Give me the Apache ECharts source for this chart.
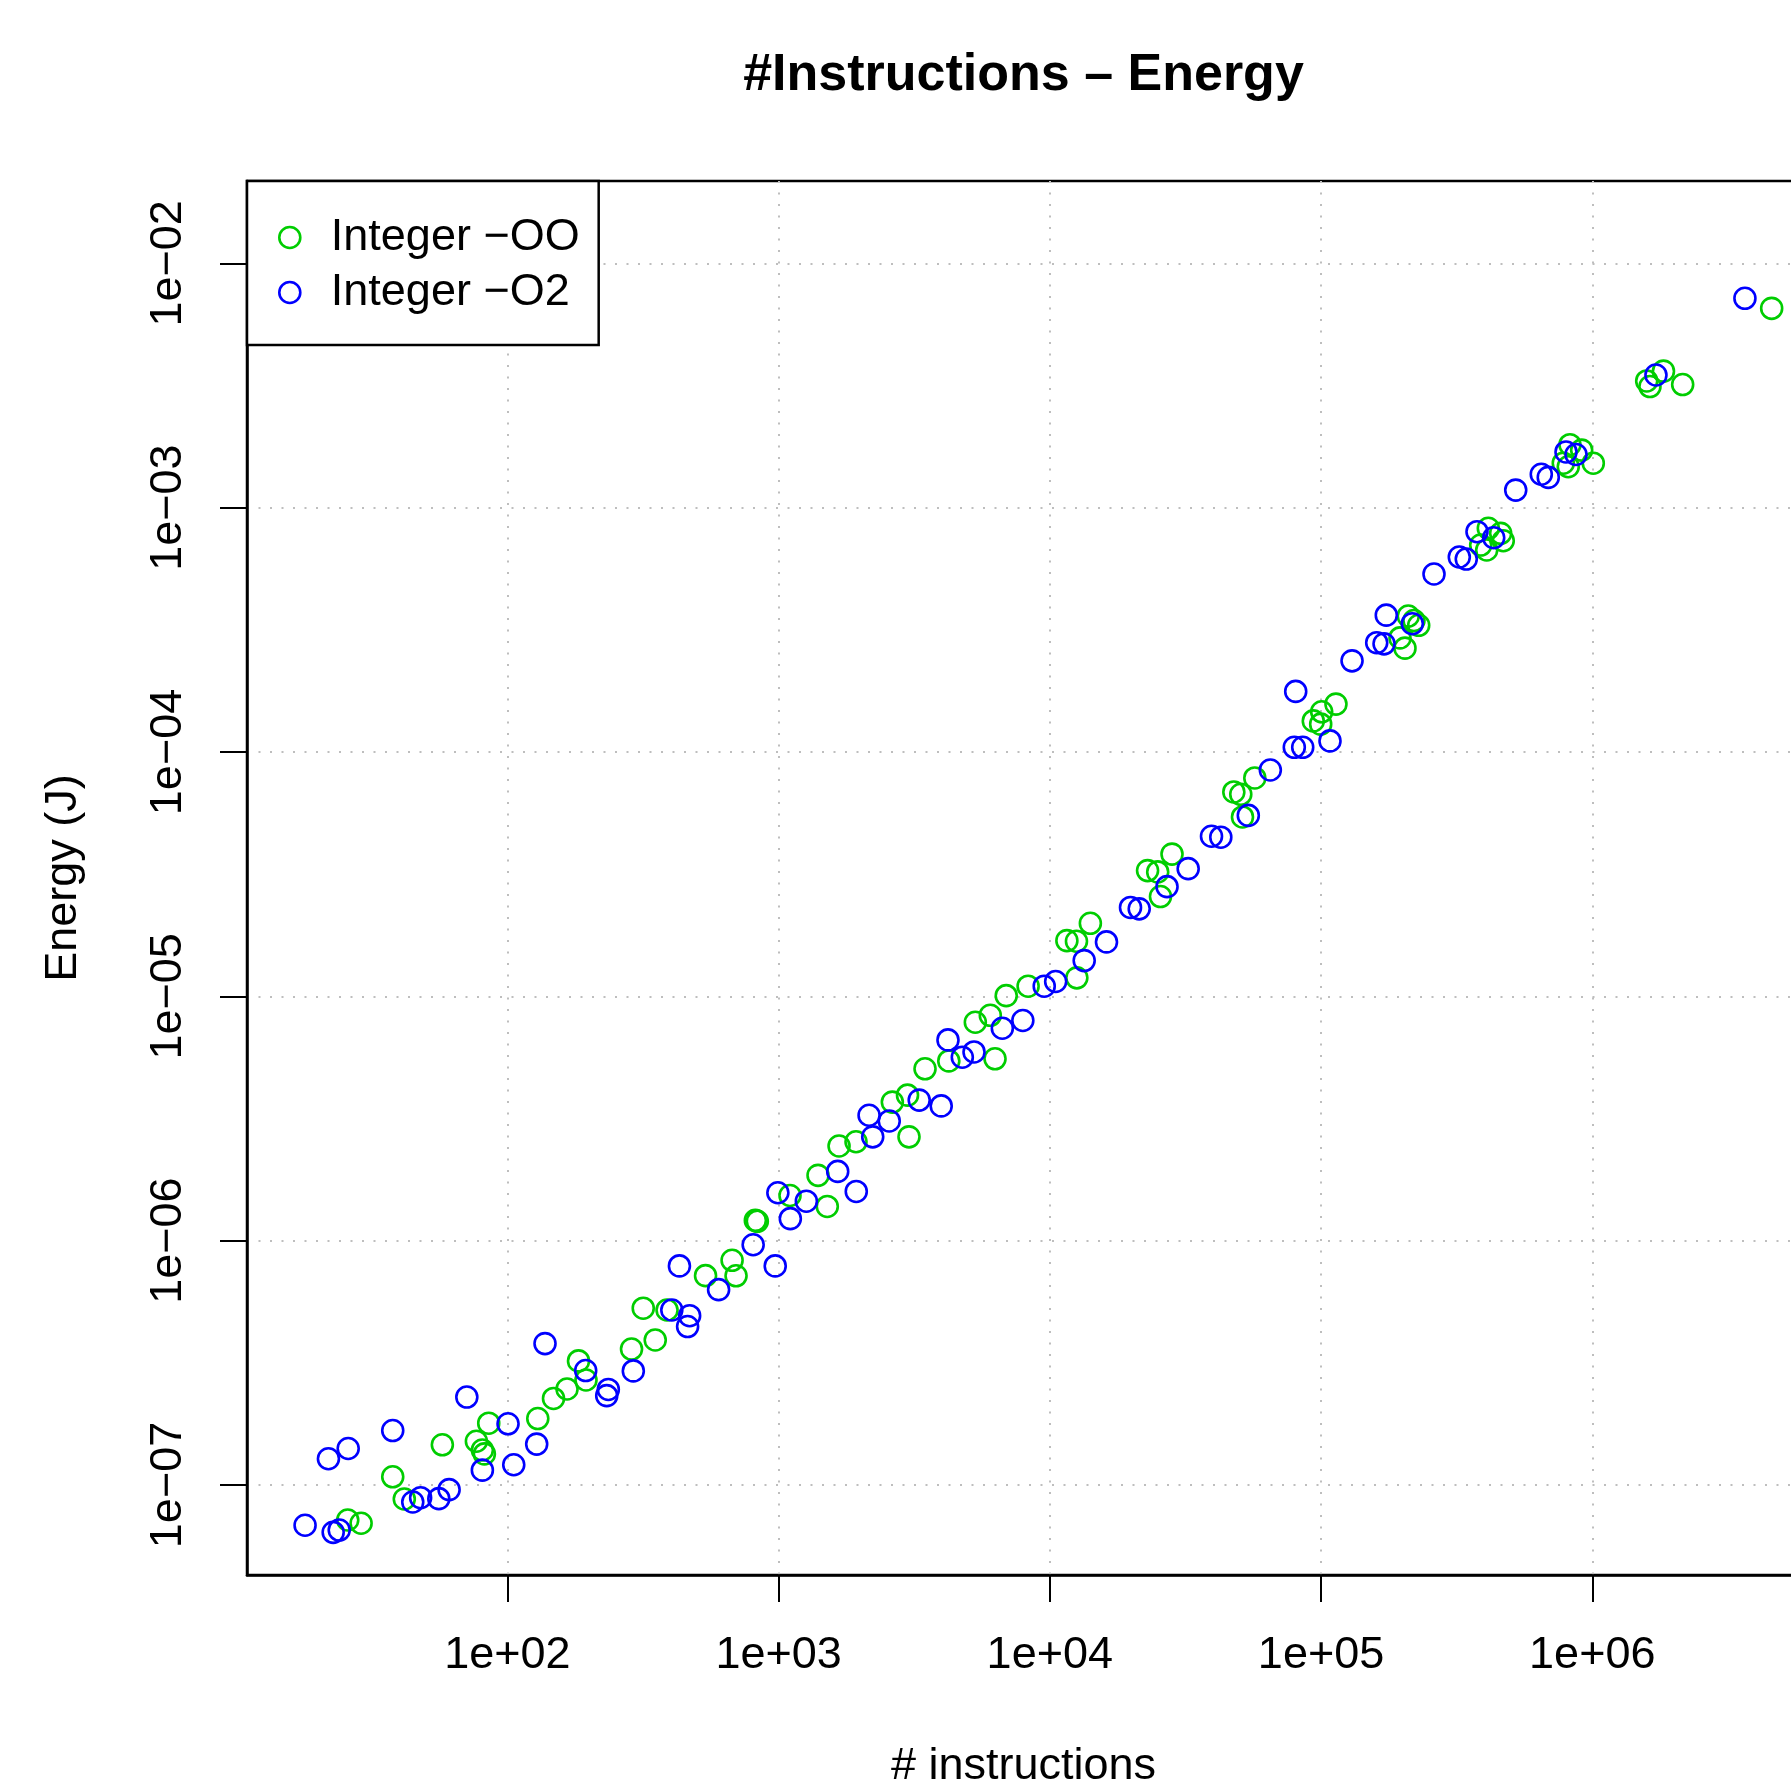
<!DOCTYPE html>
<html>
<head>
<meta charset="utf-8">
<script src="https://cdn.jsdelivr.net/npm/echarts@6/dist/echarts.min.js"></script>
<style>
html, body { margin: 0; padding: 0; background: #fff; }
#main { width: 1791px; height: 1792px; }
</style>
</head>
<body>
<div id="main"></div>
<script>
// series: number of instructions / energy in J
const instrOO = [25.8, 28.9, 37.8, 41.7, 57.6, 76.9, 80.9, 82.3, 85.4, 129.5,
    148, 166, 183, 195, 287, 351, 317, 388, 538, 674,
    697, 821, 835, 1102, 1398, 1512, 1671, 1930, 2627, 2988,
    3026, 3467, 4242, 6281, 5314, 6034, 6908, 8318, 12580, 11560,
    12540, 14110, 22930, 24990, 25590, 28220, 47690, 50590, 51330, 56990,
    93630, 99700, 100550, 113500, 195500, 203900, 209700, 220100, 229100, 387800,
    408100, 413700, 459500, 469700, 781800, 815500, 827400, 913800, 1008500, 1587000,
    1632000, 1830000, 2154000, 4585000];
const energyOO = [7.19e-8, 6.97e-8, 1.08e-7, 8.76e-8, 1.46e-7, 1.51e-7, 1.39e-7, 1.34e-7, 1.79e-7, 1.87e-7,
    2.26e-7, 2.47e-7, 3.22e-7, 2.69e-7, 3.60e-7, 3.92e-7, 5.29e-7, 5.20e-7, 7.19e-7, 8.31e-7,
    7.18e-7, 1.21e-6, 1.20e-6, 1.53e-6, 1.85e-6, 1.38e-6, 2.44e-6, 2.54e-6, 3.69e-6, 3.94e-6,
    2.66e-6, 5.05e-6, 5.44e-6, 5.55e-6, 7.83e-6, 8.36e-6, 1.006e-5, 1.10e-5, 1.19e-5, 1.69e-5,
    1.68e-5, 1.99e-5, 3.27e-5, 3.23e-5, 2.56e-5, 3.82e-5, 6.86e-5, 6.71e-5, 5.42e-5, 7.83e-5,
    1.34e-4, 1.30e-4, 1.46e-4, 1.57e-4, 2.93e-4, 2.66e-4, 3.60e-4, 3.45e-4, 3.30e-4, 7.03e-4,
    6.71e-4, 8.23e-4, 7.85e-4, 7.32e-4, 1.52e-3, 1.47e-3, 1.81e-3, 1.72e-3, 1.52e-3, 3.30e-3,
    3.13e-3, 3.62e-3, 3.19e-3, 6.54e-3];

const instrO2 = [17.96, 22.8, 24.0, 21.9, 25.9, 37.8, 44.8, 47.9, 55.9, 61.0,
    70.9, 80.9, 100.6, 105.6, 128.3, 137.7, 194.5, 235.7, 232.5, 291.4,
    404, 470, 462, 431, 601, 806, 972, 994, 1105, 1266,
    1652, 1934, 2156, 2224, 2559, 3300, 3978, 4213, 4758, 5255,
    6683, 7953, 9537, 10510, 13390, 16180, 19840, 21360, 27050, 32370,
    39460, 42700, 53930, 65020, 79690, 85590, 107900, 80650, 130100, 160400,
    170700, 174000, 217000, 260900, 323400, 343100, 375800, 433100, 522100, 648600,
    688200, 800100, 871000, 1717000, 3654000];
const energyO2 = [6.84e-8, 6.40e-8, 6.54e-8, 1.28e-7, 1.41e-7, 1.67e-7, 8.52e-8, 8.87e-8, 8.79e-8, 9.57e-8,
    2.29e-7, 1.15e-7, 1.78e-7, 1.21e-7, 1.47e-7, 3.79e-7, 2.94e-7, 2.46e-7, 2.32e-7, 2.93e-7,
    5.20e-7, 4.93e-7, 4.45e-7, 7.88e-7, 6.30e-7, 9.62e-7, 7.88e-7, 1.57e-6, 1.23e-6, 1.45e-6,
    1.92e-6, 1.59e-6, 3.26e-6, 2.66e-6, 3.09e-6, 3.76e-6, 3.56e-6, 6.63e-6, 5.63e-6, 5.92e-6,
    7.40e-6, 7.96e-6, 1.10e-5, 1.15e-5, 1.40e-5, 1.67e-5, 2.31e-5, 2.28e-5, 2.81e-5, 3.33e-5,
    4.52e-5, 4.48e-5, 5.50e-5, 8.44e-5, 1.045e-4, 1.045e-4, 1.11e-4, 1.77e-4, 2.36e-4, 2.80e-4,
    2.77e-4, 3.63e-4, 3.35e-4, 5.35e-4, 6.28e-4, 6.16e-4, 7.97e-4, 7.53e-4, 1.18e-3, 1.37e-3,
    1.33e-3, 1.69e-3, 1.65e-3, 3.49e-3, 7.19e-3];

const seriesNames = ['Integer \u2212OO', 'Integer \u2212O2'];
const seriesColors = ['#00CD00', '#0000FF'];

// tick positions (decades) and axis extents
const xTicks = [1e2, 1e3, 1e4, 1e5, 1e6];
const yTicks = [1e-7, 1e-6, 1e-5, 1e-4, 1e-3, 1e-2];
const xRange = [10.97, 5.832e6];
const yRange = [4.281e-8, 0.02172];

const font = '"Liberation Sans", Arial, Helvetica, sans-serif';

function pairs(xs, ys) {
    let out = [];
    for (let i = 0; i < xs.length; i++) {
        out.push([xs[i], ys[i]]);
    }
    return out;
}

// R style labels: 1e+02, 1e-07
function expLabel(v) {
    let e = Math.round(Math.log10(v));
    let a = Math.abs(e);
    return '1e' + (e < 0 ? '\u2212' : '+') + (a < 10 ? '0' + a : a);
}

let chart = echarts.init(document.getElementById('main'), null, { renderer: 'canvas' });

let axisCommon = {
    type: 'log',
    logBase: 10,
    nameLocation: 'middle',
    nameTextStyle: { fontFamily: font, fontSize: 45, color: '#000' },
    axisLine: { show: true, lineStyle: { color: '#000', width: 2.5 } },
    axisTick: { show: true, inside: false, length: 27, lineStyle: { color: '#000', width: 2 } },
    axisLabel: {
        fontFamily: font, fontSize: 45, color: '#000',
        showMinLabel: true, showMaxLabel: true,
        hideOverlap: false,
        formatter: expLabel
    },
    splitLine: {
        show: true, showMinLine: true, showMaxLine: true,
        lineStyle: { color: '#BEBEBE', width: 2, type: [2, 9.5] }
    },
    minorTick: { show: false },
    minorSplitLine: { show: false }
};

let option = {
    animation: false,
    backgroundColor: '#fff',
    textStyle: { fontFamily: font },
    graphic: [{
        type: 'text',
        x: 1023.5,
        y: 50,
        style: {
            text: '#Instructions \u2013 Energy',
            font: 'bold 52px ' + font,
            fill: '#000',
            align: 'center',
            verticalAlign: 'top'
        }
    }],
    grid: {
        left: 247, top: 181, width: 1553, height: 1394,
        show: true, borderColor: '#000', borderWidth: 2.5,
        backgroundColor: 'transparent',
        containLabel: false, outerBoundsMode: 'none'
    },
    legend: {
        orient: 'vertical',
        left: 247, top: 181,
        padding: [34, 19, 30, 31],
        itemWidth: 72, itemHeight: 21, itemGap: 10,
        borderColor: '#000', borderWidth: 2.5, borderRadius: 0,
        backgroundColor: '#fff',
        textStyle: { fontFamily: font, fontSize: 45, lineHeight: 45, color: '#000' },
        data: seriesNames.map(function (n, i) {
            return {
                name: n, icon: 'circle',
                itemStyle: { color: 'rgba(0,0,0,0)', borderColor: seriesColors[i], borderWidth: 2.6 }
            };
        })
    },
    xAxis: Object.assign({}, axisCommon, {
        name: '# instructions',
        nameGap: 169,
        min: xRange[0], max: xRange[1],
        axisTick: Object.assign({}, axisCommon.axisTick, { customValues: xTicks }),
        axisLabel: Object.assign({}, axisCommon.axisLabel, { customValues: xTicks, margin: 58 })
    }),
    yAxis: Object.assign({}, axisCommon, {
        name: 'Energy (J)',
        nameGap: 161,
        nameRotate: 90,
        min: yRange[0], max: yRange[1],
        axisTick: Object.assign({}, axisCommon.axisTick, { customValues: yTicks }),
        axisLabel: Object.assign({}, axisCommon.axisLabel, { customValues: yTicks, rotate: 90, margin: 56 })
    }),
    series: [
        {
            name: seriesNames[0],
            type: 'scatter',
            symbol: 'circle',
            symbolSize: 21,
            itemStyle: { color: 'rgba(0,0,0,0)', borderColor: seriesColors[0], borderWidth: 2.6, opacity: 1 },
            data: pairs(instrOO, energyOO)
        },
        {
            name: seriesNames[1],
            type: 'scatter',
            symbol: 'circle',
            symbolSize: 21,
            itemStyle: { color: 'rgba(0,0,0,0)', borderColor: seriesColors[1], borderWidth: 2.6, opacity: 1 },
            data: pairs(instrO2, energyO2)
        }
    ]
};

chart.setOption(option);
</script>
</body>
</html>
****
(EXERCISE GOAL) Everything from the top line of the data down to and including the line with "3.13e-3, 3.62e-3, 3.19e-3, 6.54e-3];" is to be copied, except the pictures.

(RESULT FOR THIS TASK)
Give me the Apache ECharts source for this chart.
<!DOCTYPE html>
<html>
<head>
<meta charset="utf-8">
<script src="https://cdn.jsdelivr.net/npm/echarts@6/dist/echarts.min.js"></script>
<style>
html, body { margin: 0; padding: 0; background: #fff; }
#main { width: 1791px; height: 1792px; }
</style>
</head>
<body>
<div id="main"></div>
<script>
// series: number of instructions / energy in J
const instrOO = [25.8, 28.9, 37.8, 41.7, 57.6, 76.9, 80.9, 82.3, 85.4, 129.5,
    148, 166, 183, 195, 287, 351, 317, 388, 538, 674,
    697, 821, 835, 1102, 1398, 1512, 1671, 1930, 2627, 2988,
    3026, 3467, 4242, 6281, 5314, 6034, 6908, 8318, 12580, 11560,
    12540, 14110, 22930, 24990, 25590, 28220, 47690, 50590, 51330, 56990,
    93630, 99700, 100550, 113500, 195500, 203900, 209700, 220100, 229100, 387800,
    408100, 413700, 459500, 469700, 781800, 815500, 827400, 913800, 1008500, 1587000,
    1632000, 1830000, 2154000, 4585000];
const energyOO = [7.19e-8, 6.97e-8, 1.08e-7, 8.76e-8, 1.46e-7, 1.51e-7, 1.39e-7, 1.34e-7, 1.79e-7, 1.87e-7,
    2.26e-7, 2.47e-7, 3.22e-7, 2.69e-7, 3.60e-7, 3.92e-7, 5.29e-7, 5.20e-7, 7.19e-7, 8.31e-7,
    7.18e-7, 1.21e-6, 1.20e-6, 1.53e-6, 1.85e-6, 1.38e-6, 2.44e-6, 2.54e-6, 3.69e-6, 3.94e-6,
    2.66e-6, 5.05e-6, 5.44e-6, 5.55e-6, 7.83e-6, 8.36e-6, 1.006e-5, 1.10e-5, 1.19e-5, 1.69e-5,
    1.68e-5, 1.99e-5, 3.27e-5, 3.23e-5, 2.56e-5, 3.82e-5, 6.86e-5, 6.71e-5, 5.42e-5, 7.83e-5,
    1.34e-4, 1.30e-4, 1.46e-4, 1.57e-4, 2.93e-4, 2.66e-4, 3.60e-4, 3.45e-4, 3.30e-4, 7.03e-4,
    6.71e-4, 8.23e-4, 7.85e-4, 7.32e-4, 1.52e-3, 1.47e-3, 1.81e-3, 1.72e-3, 1.52e-3, 3.30e-3,
    3.13e-3, 3.62e-3, 3.19e-3, 6.54e-3];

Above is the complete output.